Waller rejected the notion that the Fed should mechanically respond to recent inflation episodes driven by energy prices and tariffs. His comments reflect internal debate at the Fed over whether aggressive rate hikes remain justified or whether the inflation battle has already been largely won.
The Fed governor acknowledged that inflation drivers have shifted beyond commodity spikes and trade policy impacts. Broader price pressures across services and other sectors complicate the policy picture, requiring the central bank to assess whether underlying inflation remains sticky or has genuinely cooled.
Waller's stance sits between two poles within Fed leadership. Some officials, including Chair Jerome Powell, have signaled confidence that inflation is trending toward the 2 percent target, supporting a pause or pivot toward rate cuts. Others worry that premature easing could reignite price growth if demand remains elevated or supply-side constraints persist.
The timing matters. Markets have priced in rate cuts starting this year, with futures markets suggesting three to four 25-basis-point reductions by year-end. Waller's comments inject caution into that narrative. By keeping hikes in play, he signals the Fed will maintain flexibility to tighten further if economic data surprises to the upside on inflation.
Energy prices have moderated from 2022 peaks, but tariff-related inflation remains an open question. The Biden administration has maintained Trump-era tariffs on Chinese goods, and new tariff proposals could push prices higher across autos, electronics, and consumer goods. Waller's reference to inflation expanding beyond these "often-cited drivers" suggests he sees sustained pressure in service sectors like housing, healthcare, and transportation where wage growth continues to run above historical averages.
The Fed's balance sheet shrinking and tight labor market dynamics keep underlying inflation pressures alive, even as headline inflation has cooled. Waller's hawkish tilt on the possibility of additional hikes reflects this persistence.

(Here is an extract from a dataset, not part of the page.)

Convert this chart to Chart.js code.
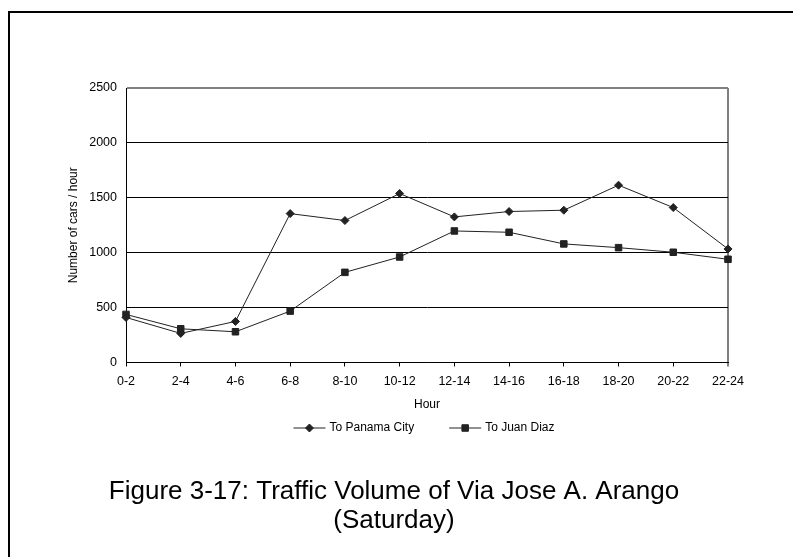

The statement carries weight for rate expectations and bond yields. If Waller represents a broader Fed consensus, markets may need to recalibrate their aggressive rate-cut forecasts downward, potentially supporting longer-dated Treasury yields and pressuring growth-sensitive equities.
Investors should monitor the next Fed speakers and the February jobs report for confirmation of whether hike-ready messaging gains traction.